One of the great American crime novelists, Michael Connelly, has written a four-page introduction to this novel. He writes:
In his life as a writer Charles Bukowski never took the pose of the great man of letters. He was a dirty realist. I think he liked to look at the work as craft, not art. A craft you work, you hone. It takes time and dedication...he was a grinder. He was ham on rye, a pound-it-out guy who used words like a carpenter uses nails.
Bokowski’s character persona of Henry Chinaski comes realized in Nick Belane, private detective, lover of beautiful woman, and degenerate gambler, and the observational eye of a streetwise sociologist.
The book begins in a Chandler-isk tone with an edge:
I was sitting in my office, my lease had expired and McKelvy was starting eviction proceedings. It was a hellish hot day, and the air conditioner was broken. A fly crawled across the top of my desk. I reached out with the open palm of my hand and sent him out of the game. (emphasis mine).
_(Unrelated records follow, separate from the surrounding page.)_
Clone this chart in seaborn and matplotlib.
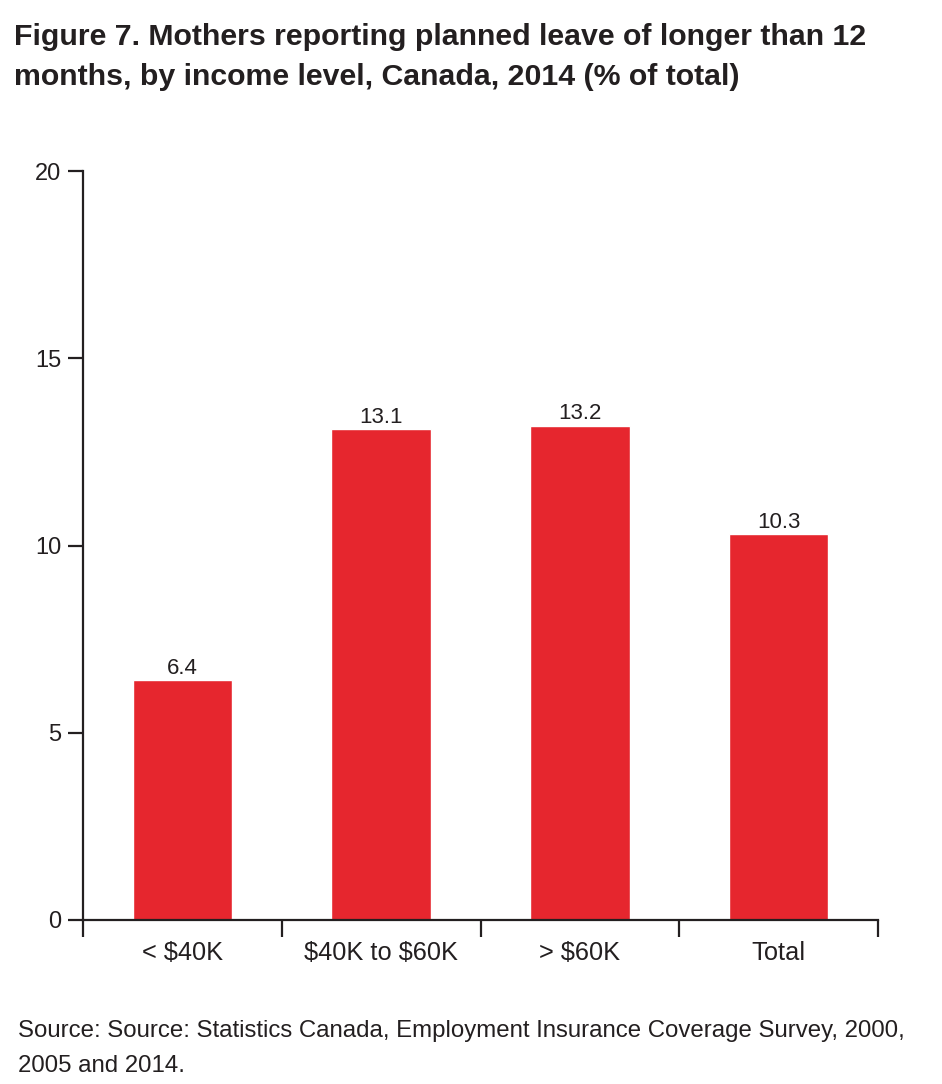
import matplotlib
matplotlib.use("Agg")
import matplotlib.pyplot as plt
import seaborn as sns
import pandas as pd

categories = ["< $40K", "$40K to $60K", "> $60K", "Total"]
values = [6.4, 13.1, 13.2, 10.3]
yticks = [0, 5, 10, 15, 20]

sns.set_style("ticks")
plt.rcParams['font.family'] = ['Liberation Sans', 'DejaVu Sans']
plt.rcParams['text.parse_math'] = False

df = pd.DataFrame({"cat": categories, "val": values})

fig = plt.figure(figsize=(9.42, 10.84), dpi=100)
ax = fig.add_axes([83/942, 1-920/1084, (878-83)/942, (920-171)/1084])
sns.barplot(data=df, x="cat", y="val", color="#E6262E", saturation=1, width=0.5, ax=ax)
ax.set_xlim(-0.5, 3.5)
ax.set_ylim(0, 20)
ax.set_yticks(yticks)
ax.set_xlabel("")
ax.set_ylabel("")
for s in ["top", "right"]:
    ax.spines[s].set_visible(False)
for s in ["left", "bottom"]:
    ax.spines[s].set_linewidth(1.6)
    ax.spines[s].set_color("#231F20")
ax.tick_params(axis='y', length=11, width=1.6, color="#231F20", labelsize=17, pad=4.5, labelcolor="#231F20")
ax.tick_params(axis='x', which='major', length=0, labelsize=18.3, pad=15, labelcolor="#231F20")
ax.set_xticks([-0.5, 0.5, 1.5, 2.5, 3.5], minor=True)
ax.tick_params(axis='x', which='minor', length=12, width=1.6, color="#231F20")

for c in ax.containers:
    ax.bar_label(c, labels=[f"{v:.1f}" for v in values], fontsize=16, padding=1, color="#231F20")

title_lines = ["Figure 7. Mothers reporting planned leave of longer than 12",
               "months, by income level, Canada, 2014 (% of total)"]
for i, line in enumerate(title_lines):
    fig.text(14/942, 1-(45+40*i)/1084, line, fontweight='bold', fontsize=21.8,
             color="#231F20", va='baseline')
source_lines = ["Source: Source: Statistics Canada, Employment Insurance Coverage Survey, 2000,",
                "2005 and 2014."]
for i, line in enumerate(source_lines):
    fig.text(18/942, 1-(1037+35*i)/1084, line, fontsize=17.3, color="#231F20", va='baseline')

fig.savefig("out.png", dpi=100)
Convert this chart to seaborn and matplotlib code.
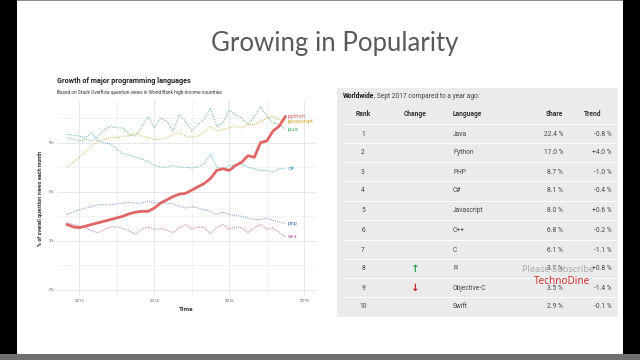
import numpy as np
import pandas as pd
import seaborn as sns
import matplotlib.pyplot as plt
from matplotlib.patches import Rectangle

# samples every 2 months, Sep 2011 .. Jul 2017, % of question views
dates = pd.date_range('2011-09-01', periods=36, freq='2MS')

python = [4.0, 3.85, 3.8, 3.9, 4.0, 4.1, 4.2, 4.3, 4.4, 4.5, 4.65, 4.75,
          4.8, 4.8, 5.0, 5.3, 5.5, 5.7, 5.85, 5.9, 6.1, 6.3, 6.5, 6.8,
          7.3, 7.4, 7.3, 7.6, 7.8, 8.2, 8.1, 9.0, 9.1, 9.7, 10.0, 10.6]
javascript = [7.5, 7.8, 8.1, 8.4, 8.8, 9.1, 9.2, 9.3, 9.3, 9.4, 9.4, 9.6,
              9.4, 9.3, 9.2, 9.2, 9.3, 9.5, 9.6, 9.4, 9.3, 9.4, 9.6, 10.0,
              9.7, 9.8, 9.9, 10.0, 9.9, 10.1, 10.1, 10.3, 10.5, 10.6, 10.4, 10.3]
java = [9.3, 9.2, 9.1, 9.2, 9.1, 9.4, 9.8, 10.0, 9.9, 9.9, 9.5, 9.4,
        10.0, 10.6, 9.9, 10.5, 10.3, 9.7, 10.7, 10.3, 9.7, 10.1, 10.4, 11.1,
        10.0, 10.2, 11.0, 10.7, 10.5, 10.1, 10.6, 11.2, 10.6, 10.2, 10.1, 9.8]
csharp = [9.5, 9.45, 9.4, 9.3, 9.6, 9.1, 9.0, 8.9, 8.6, 8.3, 8.25, 8.1,
          8.0, 7.85, 7.6, 7.5, 7.5, 7.6, 7.5, 7.5, 7.45, 7.5, 7.7, 8.3,
          7.5, 7.4, 7.6, 7.6, 7.7, 7.5, 7.4, 7.3, 7.3, 7.2, 7.4, 7.4]
php = [4.6, 4.75, 4.9, 5.0, 5.1, 5.2, 5.2, 5.2, 5.25, 5.3, 5.35, 5.3,
       5.3, 5.45, 5.3, 5.35, 5.3, 5.25, 5.1, 5.0, 5.1, 5.0, 4.9, 4.8,
       4.6, 4.75, 4.6, 4.55, 4.5, 4.4, 4.3, 4.3, 4.4, 4.25, 4.15, 4.05]
cpp = [4.1, 4.0, 3.9, 3.8, 3.6, 3.5, 3.7, 3.85, 3.85, 3.75, 3.6, 3.4,
       3.7, 3.85, 3.7, 3.75, 3.65, 3.5, 3.8, 4.0, 3.7, 3.85, 3.8, 3.45,
       3.8, 4.0, 3.7, 3.85, 3.8, 3.5, 3.8, 4.0, 3.7, 3.8, 3.5, 3.25]

languages = ['python', 'javascript', 'java', 'c#', 'php', 'c++']
series = [python, javascript, java, csharp, php, cpp]
colors = ['#e06666', '#d4a72c', '#4caf6a', '#3d9fbd', '#5b80c4', '#b552a8']

y_ticks = [0, 3, 6, 9]
x_years = [2012, 2014, 2016, 2018]

# table (PYPL, Sept 2017)
ranks = ['1', '2', '3', '4', '5', '6', '7', '8', '9', '10']
tbl_langs = ['Java', 'Python', 'PHP', 'C#', 'Javascript', 'C++', 'C', 'R',
             'Objective-C', 'Swift']
shares = ['22.4 %', '17.0 %', '8.7 %', '8.1 %', '8.0 %', '6.8 %', '6.1 %',
          '3.7 %', '3.5 %', '2.9 %']
trends = ['-0.8 %', '+4.0 %', '-1.0 %', '-0.4 %', '+0.6 %', '-0.2 %',
          '-1.1 %', '+0.8 %', '-1.4 %', '-0.1 %']
changes = ['', '', '', '', '', '', '', 'up', 'down', '']

df = pd.concat([pd.DataFrame({'date': dates, 'share': vals, 'language': lang})
                for lang, vals in zip(languages, series)])

sns.set_theme(style='whitegrid')
plt.rcParams['font.family'] = ['Roboto', 'DejaVu Sans']

fig = plt.figure(figsize=(6.4, 3.6), dpi=100)
fig.patch.set_facecolor('black')
# slide background (behind the axes)
fig.patches.append(Rectangle((17/640, 6/360), 606/640, 353/360,
                             transform=fig.transFigure, facecolor='white',
                             edgecolor='none', zorder=-5))
fig.patches.append(Rectangle((0, 0), 1, 6/360, transform=fig.transFigure,
                             facecolor='#707070', edgecolor='none', zorder=-5))
fig.patches.append(Rectangle((17/640, 359/360), 606/640, 1/360,
                             transform=fig.transFigure, facecolor='#8a8a8a',
                             edgecolor='none', zorder=-5))

fig.text(335/640, 1 - 44/360, 'Growing in Popularity', ha='center', va='center',
         fontsize=18.5, family=['Lato', 'DejaVu Sans'], fontweight='normal',
         color='#5a5a5a')

# ---- left chart ----
ax = fig.add_axes([57/640, 64/360, 259/640, 196/360])
ax.set_facecolor('white')
for lang, col in zip(languages, colors):
    sub = df[df['language'] == lang]
    if lang == 'python':
        sns.lineplot(data=sub, x='date', y='share', ax=ax, color=col, lw=2.0,
                     zorder=5)
    else:
        sns.lineplot(data=sub, x='date', y='share', ax=ax, color=col, lw=0.8,
                     linestyle=(0, (1, 1)), alpha=0.7)
    ax.text(sub['date'].iloc[-1] + pd.Timedelta(days=20), sub['share'].iloc[-1],
            lang, color=col, fontsize=4.3, va='center', ha='left')

ax.set_xlim(pd.Timestamp('2011-05-28'), pd.Timestamp('2018-04-25'))
ax.set_ylim(-0.37, 11.6)
ax.set_yticks(y_ticks)
ax.set_yticklabels([f'{v}%' for v in y_ticks])
ax.set_yticks([1.5, 4.5, 7.5, 10.5], minor=True)
ax.set_xticks([pd.Timestamp(f'{y}-01-01') for y in x_years])
ax.set_xticklabels([str(y) for y in x_years])
ax.set_xticks([pd.Timestamp(f'{y}-01-01') for y in [2013, 2015, 2017]], minor=True)
ax.grid(which='major', color='#e4e4e4', lw=0.6)
ax.grid(which='minor', color='#efefef', lw=0.5)
ax.tick_params(axis='both', which='both', length=0, labelsize=3.2,
               colors='#666666', pad=2)
for s in ax.spines.values():
    s.set_visible(False)
ax.set_xlabel('Time', fontsize=4.6, fontweight='bold', color='#333333', labelpad=3)
ax.set_ylabel('% of overall question views each month', fontsize=3.9,
              fontweight='bold', color='#333333', labelpad=4)

fig.text(57/640, 1 - 81/360, 'Growth of major programming languages',
         fontsize=5.2, fontweight='bold', color='#222222', va='center')
fig.text(57/640, 1 - 92/360,
         'Based on Stack Overflow question views in World Bank high-income countries',
         fontsize=3.4, color='#333333', va='center')

# ---- right table ----
at = fig.add_axes([337/640, 43/360, 281/640, 229/360])
at.set_facecolor('#ebebeb')
at.set_xlim(337, 618)
at.set_ylim(317, 88)
at.set_xticks([])
at.set_yticks([])
at.grid(False)
for s in at.spines.values():
    s.set_visible(False)

txt = dict(fontsize=4.8, color='#444444', va='center')
head = at.text(343, 96, 'Worldwide', fontsize=4.8, fontweight='bold',
               color='#111111', va='center')
at.annotate(', Sept 2017 compared to a year ago:', xy=(1, 0.5), xycoords=head,
            va='center', ha='left', fontsize=4.8, color='#444444')

hy = 114
hdr = dict(fontweight='bold', fontsize=4.8, color='#333333', va='center')
at.text(363, hy, 'Rank', ha='center', **hdr)
at.text(415, hy, 'Change', ha='center', **hdr)
at.text(453, hy, 'Language', ha='left', **hdr)
at.text(563, hy, 'Share', ha='right', **hdr)
at.text(593, hy, 'Trend', ha='center', **hdr)

row_y = [134, 153, 172, 191, 211, 230, 250, 269, 288, 307]
for i, ry in enumerate(row_y):
    at.text(363, ry, ranks[i], ha='center', **txt)
    at.text(453, ry, tbl_langs[i], ha='left', **txt)
    at.text(563, ry, shares[i], ha='right', **txt)
    at.text(612, ry, trends[i], ha='right', **txt)
    if changes[i] == 'up':
        at.text(415, ry, '↑', ha='center', va='center', fontsize=7.5,
                fontweight='bold', color='#2e9e4f', family='DejaVu Sans')
    elif changes[i] == 'down':
        at.text(415, ry, '↓', ha='center', va='center', fontsize=7.5,
                fontweight='bold', color='#c8232c', family='DejaVu Sans')
    at.hlines(ry - 9.6, 343, 617, color='white', lw=0.7)

# watermark
at.text(558, 269, 'Please Subscribe', ha='center', va='center', fontsize=6.6,
        color='#999999', alpha=0.8, family=['Noto Sans', 'DejaVu Sans'])
at.text(562, 281, 'TechnoDine', ha='center', va='center', fontsize=7.2,
        color='#d03030', family=['Noto Sans', 'DejaVu Sans'])

fig.savefig('out.png', dpi=100, facecolor=fig.get_facecolor())
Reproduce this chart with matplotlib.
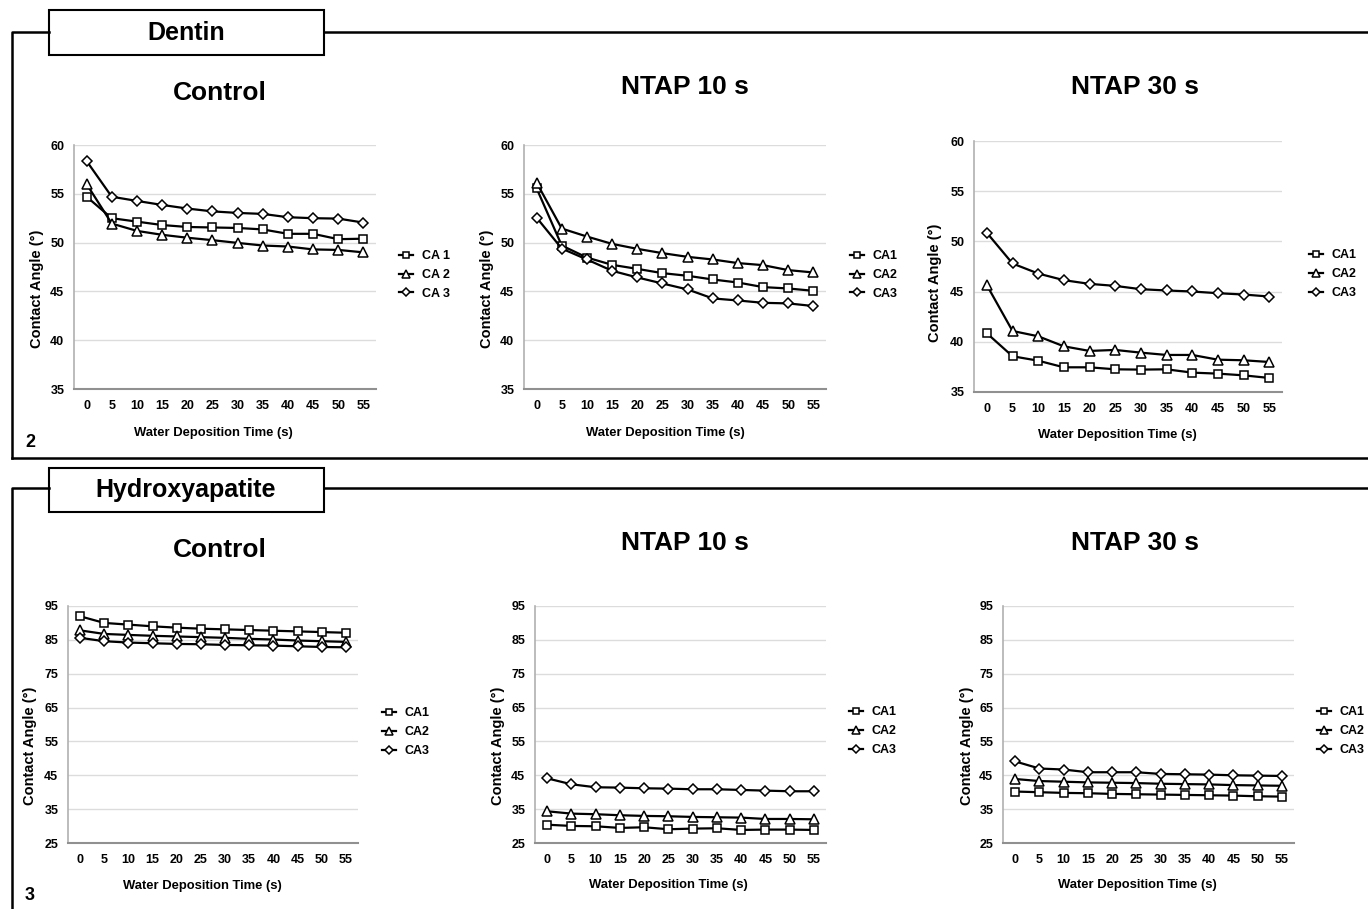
import numpy as np
import matplotlib
matplotlib.use("Agg")
import matplotlib.pyplot as plt
from matplotlib.lines import Line2D
from matplotlib.patches import Rectangle

plt.rcParams['font.family'] = ['Liberation Sans', 'DejaVu Sans']
plt.rcParams['font.weight'] = 'bold'

W, H = 1368, 909

# data: contact angle (deg) vs water deposition time
times = [0, 5, 10, 15, 20, 25, 30, 35, 40, 45, 50, 55]

dentin_control_ca1 = [54.7, 52.5, 52.15, 51.8, 51.6, 51.55, 51.5, 51.35, 50.9, 50.9, 50.35, 50.4]
dentin_control_ca2 = [56.0, 51.95, 51.2, 50.8, 50.5, 50.25, 49.97, 49.7, 49.6, 49.3, 49.25, 49.0]
dentin_control_ca3 = [58.36, 54.7, 54.27, 53.86, 53.49, 53.2, 53.04, 52.94, 52.6, 52.5, 52.46, 52.05]

dentin_10s_ca1 = [55.57, 49.7, 48.47, 47.72, 47.31, 46.87, 46.6, 46.22, 45.91, 45.44, 45.3, 45.06]
dentin_10s_ca2 = [56.15, 51.44, 50.62, 49.87, 49.36, 48.92, 48.54, 48.27, 47.9, 47.69, 47.18, 46.94]
dentin_10s_ca3 = [52.56, 49.39, 48.27, 47.11, 46.43, 45.81, 45.2, 44.28, 44.07, 43.83, 43.77, 43.5]

dentin_30s_ca1 = [40.85, 38.56, 38.12, 37.46, 37.46, 37.26, 37.23, 37.26, 36.93, 36.83, 36.66, 36.4]
dentin_30s_ca2 = [45.64, 41.08, 40.55, 39.55, 39.09, 39.19, 38.92, 38.69, 38.69, 38.22, 38.16, 37.99]
dentin_30s_ca3 = [50.86, 47.8, 46.8, 46.14, 45.77, 45.57, 45.24, 45.11, 45.01, 44.84, 44.71, 44.51]

ha_control_ca1 = [91.96, 90.0, 89.5, 89.0, 88.6, 88.3, 88.1, 87.9, 87.7, 87.5, 87.3, 87.1]
ha_control_ca2 = [87.8, 86.75, 86.46, 86.2, 86.0, 85.8, 85.6, 85.3, 85.1, 84.8, 84.6, 84.4]
ha_control_ca3 = [85.6, 84.6, 84.2, 84.0, 83.8, 83.7, 83.5, 83.4, 83.3, 83.1, 82.9, 82.8]

ha_10s_ca1 = [30.4, 30.04, 29.94, 29.45, 29.65, 29.06, 29.25, 29.35, 28.86, 28.96, 28.96, 28.86]
ha_10s_ca2 = [34.37, 33.68, 33.5, 33.2, 33.0, 32.9, 32.7, 32.6, 32.5, 32.1, 32.1, 32.0]
ha_10s_ca3 = [44.1, 42.34, 41.46, 41.36, 41.16, 41.06, 40.87, 40.87, 40.67, 40.47, 40.28, 40.28]

ha_30s_ca1 = [40.2, 40.0, 39.8, 39.7, 39.5, 39.4, 39.3, 39.2, 39.1, 39.0, 38.8, 38.7]
ha_30s_ca2 = [43.9, 43.3, 43.1, 42.9, 42.8, 42.7, 42.5, 42.4, 42.3, 42.1, 42.0, 41.9]
ha_30s_ca3 = [49.1, 47.0, 46.7, 45.9, 45.9, 45.9, 45.4, 45.3, 45.2, 45.0, 44.9, 44.8]

titles = ["Control", "NTAP 10 s", "NTAP 30 s"]
labels_spaced = ["CA 1", "CA 2", "CA 3"]
labels_plain = ["CA1", "CA2", "CA3"]

fig = plt.figure(figsize=(W / 100, H / 100), dpi=100)


def fx(x):
    return x / W


def fy(y):
    return 1 - y / H


def make_panel(box, series, labels, ylim, yticks, leg_xy, ylab_xy, xlab_xy):
    x0, y0, x1, y1 = box
    ax = fig.add_axes([fx(x0), fy(y1), (x1 - x0) / W, (y1 - y0) / H])
    idx = np.arange(len(times))
    markers = [('s', 6), ('^', 7), ('D', 5.5)]
    for vals, lab, (m, ms) in zip(series, labels, markers):
        ax.plot(idx, vals, color='black', lw=1.6, marker=m, ms=ms,
                mfc='white', mec='black', mew=1.1, label=lab, zorder=3)
    ax.set_xlim(-0.5, len(times) - 0.5)
    ax.set_ylim(*ylim)
    ax.set_yticks(yticks)
    ax.set_xticks(idx)
    ax.set_xticklabels([str(t) for t in times])
    ax.tick_params(length=0, labelsize=9, pad=8)
    ax.tick_params(axis='y', pad=7)
    for lab in ax.get_xticklabels() + ax.get_yticklabels():
        lab.set_fontweight('bold')
    ax.grid(axis='y', color='#dcdcdc', lw=1)
    ax.set_axisbelow(True)
    for s in ['top', 'right']:
        ax.spines[s].set_visible(False)
    ax.spines['left'].set_color('#b0b0b0')
    ax.spines['bottom'].set_color('#909090')
    ax.spines['left'].set_linewidth(1.2)
    ax.spines['bottom'].set_linewidth(1.5)
    ax.legend(loc='center left', bbox_to_anchor=(fx(leg_xy[0]), fy(leg_xy[1])),
              bbox_transform=fig.transFigure, frameon=False,
              handlelength=1.1, handletextpad=0.7, labelspacing=0.55,
              borderpad=0, borderaxespad=0, markerscale=0.75,
              prop={'weight': 'bold', 'size': 9})
    fig.text(fx(ylab_xy[0]), fy(ylab_xy[1]), "Contact Angle (°)", rotation=90,
             ha='center', va='center', fontsize=10.5, fontweight='bold')
    fig.text(fx(xlab_xy[0]), fy(xlab_xy[1]), "Water Deposition Time (s)",
             ha='center', va='center', fontsize=9.4, fontweight='bold')
    return ax


top_lim, top_ticks = (35, 60), [35, 40, 45, 50, 55, 60]
bot_lim, bot_ticks = (25, 95), [25, 35, 45, 55, 65, 75, 85, 95]

make_panel((74, 145, 376, 389), [dentin_control_ca1, dentin_control_ca2, dentin_control_ca3],
           labels_spaced, top_lim, top_ticks, (399, 275), (37, 289), (213, 433))
make_panel((524, 145, 826, 389), [dentin_10s_ca1, dentin_10s_ca2, dentin_10s_ca3],
           labels_plain, top_lim, top_ticks, (850, 275), (487, 289), (665, 433))
make_panel((974, 141, 1282, 392), [dentin_30s_ca1, dentin_30s_ca2, dentin_30s_ca3],
           labels_plain, top_lim, top_ticks, (1309, 274), (935, 283), (1117, 435))
make_panel((68, 606, 358, 843), [ha_control_ca1, ha_control_ca2, ha_control_ca3],
           labels_plain, bot_lim, bot_ticks, (382, 732), (30, 746), (202, 886))
make_panel((535, 606, 826, 843), [ha_10s_ca1, ha_10s_ca2, ha_10s_ca3],
           labels_plain, bot_lim, bot_ticks, (849, 731), (498, 746), (668, 885))
make_panel((1003, 606, 1294, 843), [ha_30s_ca1, ha_30s_ca2, ha_30s_ca3],
           labels_plain, bot_lim, bot_ticks, (1317, 731), (967, 746), (1137, 885))

# panel titles
for (x, y), t in zip([(220, 93), (685, 87), (1135, 87)], titles):
    fig.text(fx(x), fy(y), t, ha='center', va='center', fontsize=19, fontweight='bold')
for (x, y), t in zip([(220, 550), (685, 543), (1135, 543)], titles):
    fig.text(fx(x), fy(y), t, ha='center', va='center', fontsize=19, fontweight='bold')


# section frames
def frame_line(xs, ys, lw=1.8):
    fig.add_artist(Line2D([fx(x) for x in xs], [fy(y) for y in ys],
                          color='black', lw=lw, transform=fig.transFigure))


frame_line([12, 12, 49], [458, 32, 32])
frame_line([324, 1368], [32, 32])
frame_line([12, 1368], [458, 458])
frame_line([12, 12, 49], [909, 488, 488])
frame_line([324, 1368], [488, 488])

for (y0, y1), name in zip([(10, 55), (468, 512)], ["Dentin", "Hydroxyapatite"]):
    fig.add_artist(Rectangle((fx(49), fy(y1)), (324 - 49) / W, (y1 - y0) / H,
                             facecolor='white', edgecolor='black', lw=1.5,
                             transform=fig.transFigure))
    fig.text(fx(186), fy((y0 + y1) / 2), name, ha='center', va='center',
             fontsize=18, fontweight='bold')

fig.text(fx(30), fy(443), "2", ha='center', va='center', fontsize=13, fontweight='bold')
fig.text(fx(30), fy(896), "3", ha='center', va='center', fontsize=13, fontweight='bold')

fig.savefig("out.png", dpi=100)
Belane is hired by a slew of dubious clients, starting with Lady Death who needs to find the alleged dead French writer, Celine. Along with a case to catch a cheating wife, Belane is hired to expose an alien inhabiting the bodies of humans and, the most intriguing, seeking out and finding the illusive Red Sparrow. Belane and the reader are never privy as to what the Red Sparrow is until the end of the novel. Personally, I found the end of the story quite unexpected and moving.
Having been a fan of this genre back in the day, I was curious to see how Bukowski pulled it off. He pulls it off, not only with alley-like humor, and originality, but with a universal, deep understanding of the human condition – I reached out with the open palm of my hand and sent him out of the game.
Suggested reading for an overcast, rainy Sunday afternoon.